Lehrerin Cosima Blassmann ist die Tochter des ehemaligen Lehrerehepaars vom Stohren, Benno und Renate Kroschel. Sie war selbst Schülerin der Stohrenschule und ist auf dem Stohren aufgewachsen. An ihre Grundschulzeit hat sie sehr schöne Erinnerungen. Dass sie die zweite Lehrerstelle bekommen hat und jetzt hierher zurückkehren konnte, ist für sie ein absoluter Glücksfall. „Bessere Arbeitsbedingungen findet man nirgendwo“ sagt sie zufrieden.

Auch Ute Rößer kennt die Stohrenschule schon länger. Hauptsächlich unterrichtete sie an der Spielwegschule und der Abt-Columban-Schule in Münstertal. Seit 2008 jedoch kam sie einmal pro Wochen auf den Stohren um hier Französisch zu unterrichten.
„Das Unterrichten an der Stohrenschule ist kein Vergleich zu einer normalen Grundschule“ beteuert Ute Rößer. „Hier kann man jedem einzelnen Kind wirklich gerecht werden“ sagt sie. Nicht nur ihr als Lehrerin, sondern auch den Kinder gebe die Schule etwas ganz Besonderes. „Die Kinder haben ein großes Selbstbewusstsein und ein ganz großes Verantwortungsbewusstsein“ berichtet sie.

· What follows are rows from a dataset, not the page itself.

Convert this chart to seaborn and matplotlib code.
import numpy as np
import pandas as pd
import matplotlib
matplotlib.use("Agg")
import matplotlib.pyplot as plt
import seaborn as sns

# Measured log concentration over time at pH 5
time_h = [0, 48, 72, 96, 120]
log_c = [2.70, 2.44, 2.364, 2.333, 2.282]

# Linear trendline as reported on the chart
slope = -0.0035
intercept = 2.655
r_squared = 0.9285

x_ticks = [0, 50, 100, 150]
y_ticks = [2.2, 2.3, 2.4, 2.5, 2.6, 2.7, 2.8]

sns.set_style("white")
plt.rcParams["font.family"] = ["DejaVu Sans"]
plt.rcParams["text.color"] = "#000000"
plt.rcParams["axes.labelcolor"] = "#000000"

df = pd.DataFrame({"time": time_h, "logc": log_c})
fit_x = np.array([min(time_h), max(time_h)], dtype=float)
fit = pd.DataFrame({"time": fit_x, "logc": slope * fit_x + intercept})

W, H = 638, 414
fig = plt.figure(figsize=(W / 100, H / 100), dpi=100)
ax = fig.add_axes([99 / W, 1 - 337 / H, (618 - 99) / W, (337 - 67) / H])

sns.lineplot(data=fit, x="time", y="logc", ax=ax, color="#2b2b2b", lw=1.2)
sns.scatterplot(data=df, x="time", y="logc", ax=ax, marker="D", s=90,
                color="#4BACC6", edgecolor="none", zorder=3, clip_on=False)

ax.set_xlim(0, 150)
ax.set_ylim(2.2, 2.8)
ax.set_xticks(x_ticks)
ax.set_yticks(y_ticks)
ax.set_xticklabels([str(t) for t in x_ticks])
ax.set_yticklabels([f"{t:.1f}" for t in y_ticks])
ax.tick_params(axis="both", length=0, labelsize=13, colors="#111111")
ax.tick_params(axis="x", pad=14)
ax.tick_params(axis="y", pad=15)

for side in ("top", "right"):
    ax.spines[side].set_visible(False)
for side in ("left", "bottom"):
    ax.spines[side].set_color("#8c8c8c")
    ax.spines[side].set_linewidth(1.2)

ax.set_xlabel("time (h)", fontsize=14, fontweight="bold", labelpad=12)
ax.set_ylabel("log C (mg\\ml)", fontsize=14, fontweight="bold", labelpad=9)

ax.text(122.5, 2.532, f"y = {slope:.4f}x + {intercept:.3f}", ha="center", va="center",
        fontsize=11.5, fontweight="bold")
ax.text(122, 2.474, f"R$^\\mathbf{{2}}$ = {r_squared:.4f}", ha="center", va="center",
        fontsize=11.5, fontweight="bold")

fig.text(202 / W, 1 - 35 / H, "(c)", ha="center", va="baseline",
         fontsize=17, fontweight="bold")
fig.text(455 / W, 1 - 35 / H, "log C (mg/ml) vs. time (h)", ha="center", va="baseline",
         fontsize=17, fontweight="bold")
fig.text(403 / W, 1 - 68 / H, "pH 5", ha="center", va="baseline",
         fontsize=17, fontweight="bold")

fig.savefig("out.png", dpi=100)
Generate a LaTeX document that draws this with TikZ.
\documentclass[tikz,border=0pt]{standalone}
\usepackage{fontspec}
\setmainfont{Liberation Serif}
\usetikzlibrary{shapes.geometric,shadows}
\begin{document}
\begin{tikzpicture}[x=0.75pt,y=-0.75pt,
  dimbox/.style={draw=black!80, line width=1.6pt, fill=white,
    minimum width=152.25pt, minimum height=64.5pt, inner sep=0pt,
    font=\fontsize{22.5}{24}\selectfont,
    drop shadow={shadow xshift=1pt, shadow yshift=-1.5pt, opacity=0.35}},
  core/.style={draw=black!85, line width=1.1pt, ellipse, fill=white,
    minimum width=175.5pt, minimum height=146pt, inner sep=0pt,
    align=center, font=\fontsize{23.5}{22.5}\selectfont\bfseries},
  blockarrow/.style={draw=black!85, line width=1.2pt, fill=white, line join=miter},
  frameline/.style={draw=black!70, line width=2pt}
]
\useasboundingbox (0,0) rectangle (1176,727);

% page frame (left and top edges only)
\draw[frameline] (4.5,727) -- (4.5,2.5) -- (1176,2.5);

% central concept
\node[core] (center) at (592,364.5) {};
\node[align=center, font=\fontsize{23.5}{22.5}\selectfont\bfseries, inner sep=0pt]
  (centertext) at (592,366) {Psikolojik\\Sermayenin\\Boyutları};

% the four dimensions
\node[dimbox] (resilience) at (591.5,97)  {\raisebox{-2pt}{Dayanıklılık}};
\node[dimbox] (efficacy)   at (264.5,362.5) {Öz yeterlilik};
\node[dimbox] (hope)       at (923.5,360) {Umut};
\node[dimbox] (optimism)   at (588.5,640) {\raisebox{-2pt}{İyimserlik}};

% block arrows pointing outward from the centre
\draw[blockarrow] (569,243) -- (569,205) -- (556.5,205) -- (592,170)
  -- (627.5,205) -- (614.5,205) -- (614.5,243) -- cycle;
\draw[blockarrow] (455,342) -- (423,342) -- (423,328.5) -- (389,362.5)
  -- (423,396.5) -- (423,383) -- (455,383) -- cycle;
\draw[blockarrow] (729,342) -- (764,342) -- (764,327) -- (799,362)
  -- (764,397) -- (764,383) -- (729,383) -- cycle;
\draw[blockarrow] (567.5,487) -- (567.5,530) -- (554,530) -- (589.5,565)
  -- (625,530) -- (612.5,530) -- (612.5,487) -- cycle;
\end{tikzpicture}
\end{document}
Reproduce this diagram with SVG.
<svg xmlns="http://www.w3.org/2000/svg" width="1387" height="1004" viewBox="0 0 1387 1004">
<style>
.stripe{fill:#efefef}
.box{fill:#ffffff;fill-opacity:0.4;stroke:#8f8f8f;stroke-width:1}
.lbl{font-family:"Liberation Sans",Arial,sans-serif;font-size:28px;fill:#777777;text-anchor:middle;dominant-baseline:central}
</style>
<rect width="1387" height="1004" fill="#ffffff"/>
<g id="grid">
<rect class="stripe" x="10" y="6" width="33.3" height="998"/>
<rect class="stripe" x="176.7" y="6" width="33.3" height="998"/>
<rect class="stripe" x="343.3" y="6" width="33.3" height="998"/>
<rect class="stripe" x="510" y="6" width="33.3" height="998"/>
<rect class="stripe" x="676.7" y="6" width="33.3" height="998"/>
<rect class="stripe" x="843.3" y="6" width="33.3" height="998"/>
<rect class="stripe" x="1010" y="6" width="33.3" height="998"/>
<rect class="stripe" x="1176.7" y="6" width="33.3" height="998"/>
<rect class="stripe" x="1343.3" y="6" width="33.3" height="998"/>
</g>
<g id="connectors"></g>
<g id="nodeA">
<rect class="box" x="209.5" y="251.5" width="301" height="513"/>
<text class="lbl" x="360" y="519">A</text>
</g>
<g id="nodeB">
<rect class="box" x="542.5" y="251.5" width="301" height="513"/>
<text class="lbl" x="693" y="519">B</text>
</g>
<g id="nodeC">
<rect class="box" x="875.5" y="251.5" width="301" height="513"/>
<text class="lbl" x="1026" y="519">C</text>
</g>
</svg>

Wenn man den Kindern zuschaut, merkt man, was Ute Rößer meint. Die Großen helfen selbstverständlich den Kleineren, beim Finden eines verlorenen Handschuhs vor der Pause, beim Bauen einer Schneemauer in der Pause, aber auch im Unterricht, wenn jemand mal nicht weiter weiß.